The 52-year-old has frequently claimed to be the messiah, raising questions about the his state of mind.

"I don't think he will serve in the military," a lawyer, Melahat Uzunoglu, said, adding that the medical exam could take several hours.

Agca served 19 years in an Italian prison for the attack before being pardoned at the pope's behest in 2000. He was extradited to serve a sentence in Turkey for other crimes, including the 1979 murder of a newspaper editor.

After his extradition in 2000, Agca was separately sentenced to seven years and four months for two robberies in Turkey in 1979. The authorities deducted his prison sentence in Italy, and several amnesties and amendments of the penal code reduced his term further.

The complex situation led to his wrongful release from prison in 2006, and his reiincarceration eight days later.

Agca shot John Paul II on 13 May 1981, as the pope rode in an open car in St Peter's Square. The pontiff was hit in the abdomen, left hand and right arm, but the bullets missed vital organs. John Paul met Agca in Italy's Rebibbia prison in 1983 and forgave him for the shooting.
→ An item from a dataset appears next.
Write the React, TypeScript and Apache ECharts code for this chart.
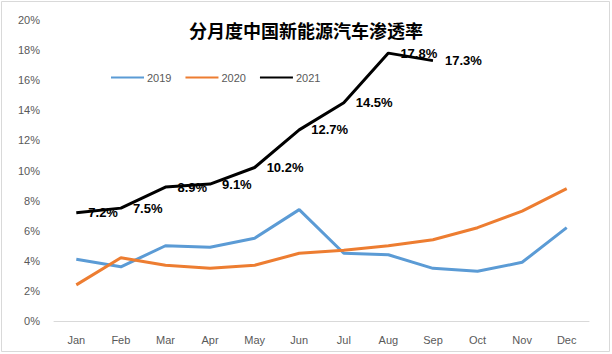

Agca was released today after completing his sentence for killing a prominent leftwing journalist, Abdi Ipekci, in 1979. He had initially received a life sentence, but escaped from a Turkish prison less than six months into his term and went on to shoot the pope in Rome two years later.

Many investigators believe Agca was hired by an east European communist intelligence service to assassinate the pope because of John Paul's opposition to communism. But no connection has been proved, and the late pontiff himself apparently discounted claims that the Soviet KGB and its Bulgarian counterpart plotted to kill him. A trial in 1986 of several of Agca's alleged accomplices failed to prove a link to Bulgaria's secret service.

During his years in jail, Agca became a cult figure for some rightwing Turkish groups. Agca has said that he would answer questions on the Pope's attack in the next few weeks, including whether the Soviet and Bulgarian governments were involved. Agca has has also said he is beginning to consider book, film and television documentary offers.